撮影されたCT画像をもとに照射する部位や線量・照射方法などを決定します。これを治療計画と呼んでいます。この作業は患者さんなしで主に治療計画装置(コンピューター)上で行います。これには医師・放射線技師・医学物理士がそれぞれの役割を果たします。 照射回数は1週間に5回の照射を疾患に応じて5から8週間(25から40回)行うのが一般的ですが、ピンポイント治療(定位照射)の場合は1回ということもあります。
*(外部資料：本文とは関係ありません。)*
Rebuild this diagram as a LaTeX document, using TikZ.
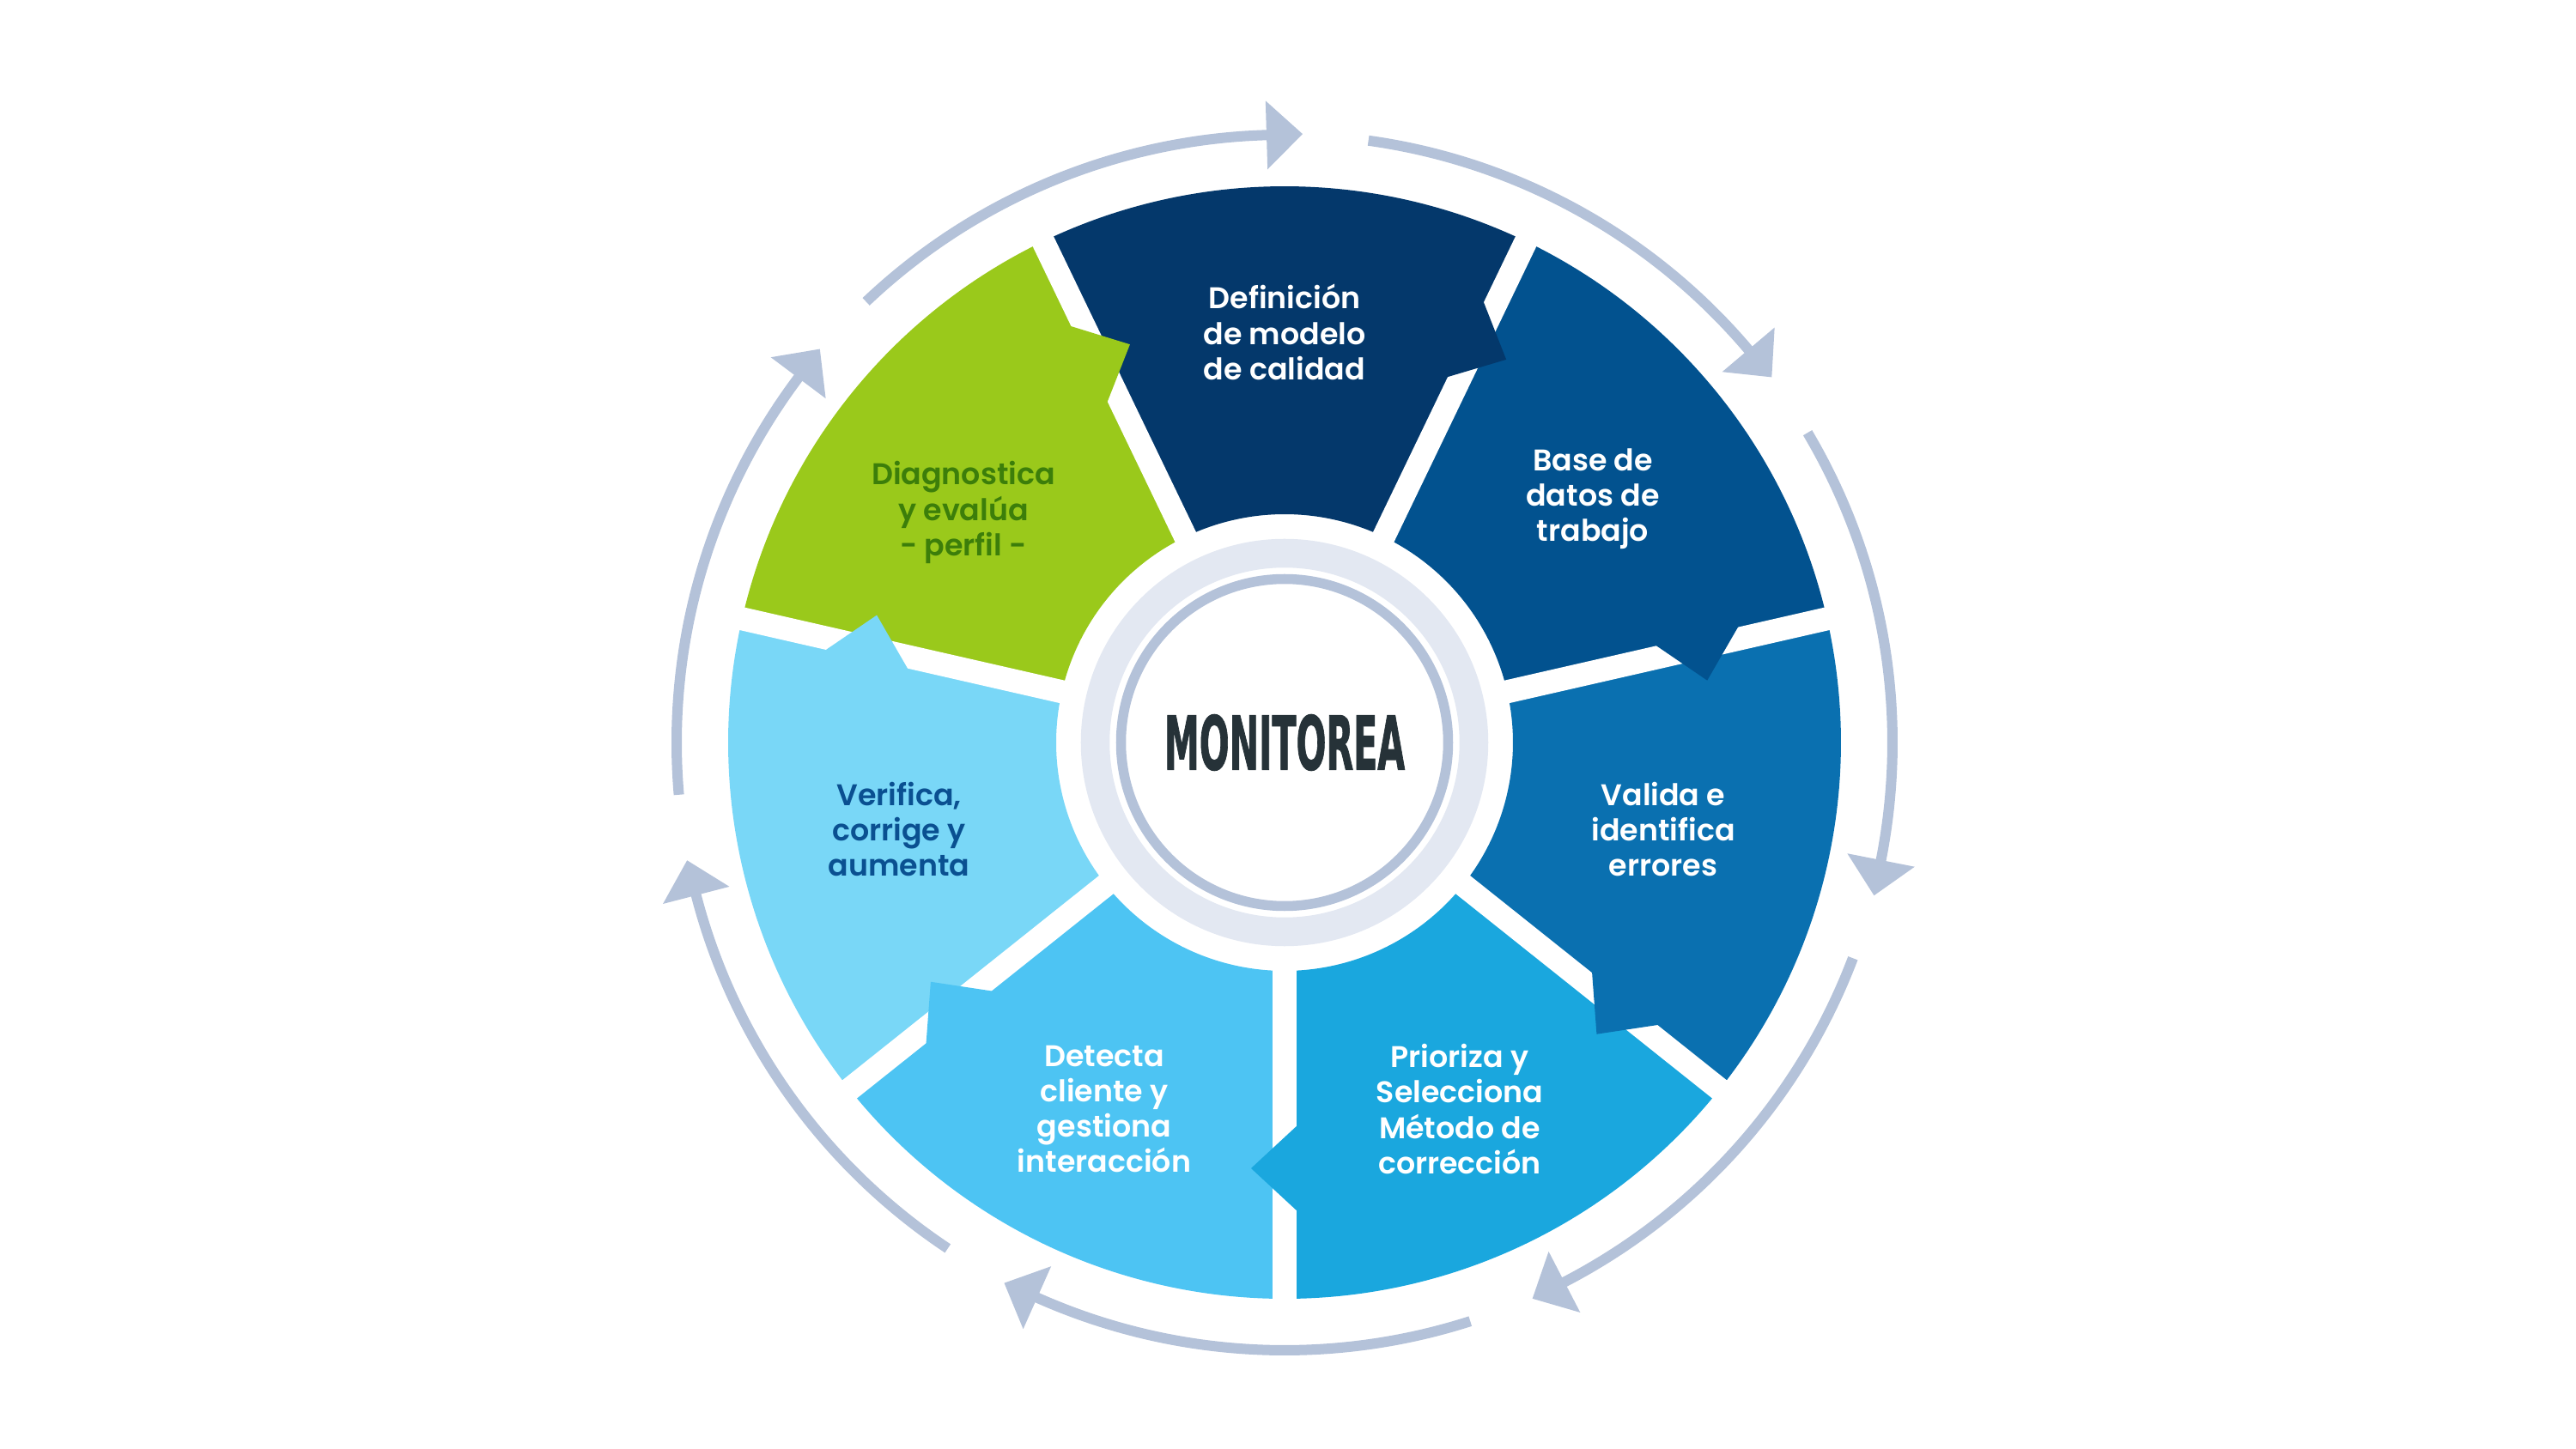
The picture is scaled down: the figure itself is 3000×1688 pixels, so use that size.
\documentclass[tikz,border=0pt]{standalone}
\usepackage{fontspec}
\usepackage{graphicx}
\setmainfont{Poppins}
\newfontfamily\labfont{Poppins SemiBold}
\newfontfamily\monofnt{DejaVu Sans}[BoldFeatures={FakeBold=1.5}]
\definecolor{cA}{HTML}{04386B}
\definecolor{cB}{HTML}{02528F}
\definecolor{cC}{HTML}{0A70B0}
\definecolor{cD}{HTML}{1AA7DE}
\definecolor{cE}{HTML}{4DC4F3}
\definecolor{cF}{HTML}{79D7F7}
\definecolor{cG}{HTML}{9AC91B}
\definecolor{txtF}{HTML}{0A5091}
\definecolor{txtG}{HTML}{3C7E0A}
\definecolor{arrowc}{HTML}{B4C2D9}
\definecolor{ringlight}{HTML}{E3E8F2}
\definecolor{ringdark}{HTML}{B4C2D9}
\definecolor{monoc}{HTML}{263238}
\tikzset{
  lab/.style={align=center, font=\labfont\fontsize{9.9}{11.7}\selectfont, text=white, inner sep=0pt},
  gapline/.style={white, line width=0.27cm},
  cyclearc/.style={arrowc, line width=0.12cm},
}
\begin{document}
\begin{tikzpicture}[x=0.01cm, y=0.01cm]
\useasboundingbox (-1496,-823) rectangle (1504,865);
% sectors
\foreach \c/\col in {90/cA, 38.5714/cB, -12.8571/cC, -64.2857/cD, -115.7143/cE, -167.1429/cF, -218.5714/cG}{
  \pgfmathsetmacro\a{\c-25.7143}
  \pgfmathsetmacro\b{\c+25.7143}
  \fill[\col] (\a:266) arc[start angle=\a, end angle=\b, radius=266] -- (\b:648) arc[start angle=\b, end angle=\a, radius=648] -- cycle;
}
% gaps
\foreach \k in {0,...,6}{
  \pgfmathsetmacro\g{64.2857-51.4286*\k}
  \draw[gapline] (\g:250) -- (\g:680);
}
% tabs
\foreach \g/\col/\ra/\rb/\rc in {64.2857/cA/464/514/565, 12.8571/cB/445/496/547, -38.5714/cC/445/496/547, -90/cD/445/496/547, -141.4286/cE/445/496/547, -192.8571/cF/445/496/547, -244.2857/cG/445/496/547}{
  \begin{scope}[rotate=\g]
    \fill[\col] (\ra,16) -- (\rb,-39) -- (\rc,16) -- cycle;
  \end{scope}
}
% rings
\draw[ringlight, line width=0.335cm] (0,0) circle[radius=220.5];
\draw[ringdark, line width=0.115cm] (0,0) circle[radius=190.5];
% outer cycle arrows
\foreach \c in {90, 38.5714, -12.8571, -64.2857, -115.7143, -167.1429, -218.5714}{
  \pgfmathsetmacro\s{\c+43.5}
  \pgfmathsetmacro\e{\c+1.2}
  \pgfmathsetmacro\h{\c+1.7}
  \draw[cyclearc] (\s:708) arc[start angle=\s, end angle=\e, radius=708];
  \begin{scope}[rotate=\h]
    \fill[arrowc] (668,0) -- (748,0) -- (708,-42) -- cycle;
  \end{scope}
}
% labels
\node[lab] (t1) at (0,478) {Definición\\de modelo\\de calidad};
\node[lab] (t2) at (359,284) {Base de\\datos de\\trabajo};
\node[lab] (t3) at (441,-101) {Valida e\\identifica\\errores};
\node[lab] (t4) at (204,-427) {Prioriza y\\Selecciona\\Método de\\corrección};
\node[lab] (t5) at (-210,-427) {Detecta\\cliente y\\gestiona\\interacción};
\node[lab, text=txtF] (t6) at (-449,-101) {Verifica,\\corrige y\\aumenta};
\node[lab, text=txtG] (t7) at (-374,268) {Diagnostica\\y evalúa\\- perfil -};
\node[inner sep=0pt, text=monoc, font=\monofnt\bfseries\fontsize{23.4}{26}\selectfont] (mon) at (0,0) {\scalebox{0.5}[1.05]{MONITOREA}};
\end{tikzpicture}
\end{document}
初回治療に先立ち体に照射位置情報のための線を書き込みます。場合によっては体でなく固定具に書き込むこともあります。そして照射装置(リニアック)から出るX線で照射する部位(照射野)の確認のための写真を撮ります。これが最も正確に照射範囲を示します。 この画像(リニアックグラフィ)と治療計画時に作成した写真(DRR)とを照合し、問題が無いことを確認して照射開始となります。したがって初回の治療は時間がかかります。高精度放射線治療の場合には毎回の照射に先立ち照合のためCTなどを撮影することもあります。 2回目以降の治療室への入室から退室まで治療時間は10分以内です。高精度放射線治療の場合には処置が必要となることがあり、その場合は受付から照射終了まで1時間以上かかることもあります。 照射期間中は週に1-2回の診察を行います。 一般に副作用は照射期間の中盤から起こります。不安なことは何でも聞いてください。また医師は診察日以外でも毎日常駐しております。
放射線治療の副作用は照射終了から終了後1週間ほどでピークとなることがよくあります。したがって照射終了1週後の時点で再診を行います。その後の経過も治療効果の判定に重要です。患者さんに行った治療が本当に役に立ったのかを判定し今後の治療に生かしたいと思います。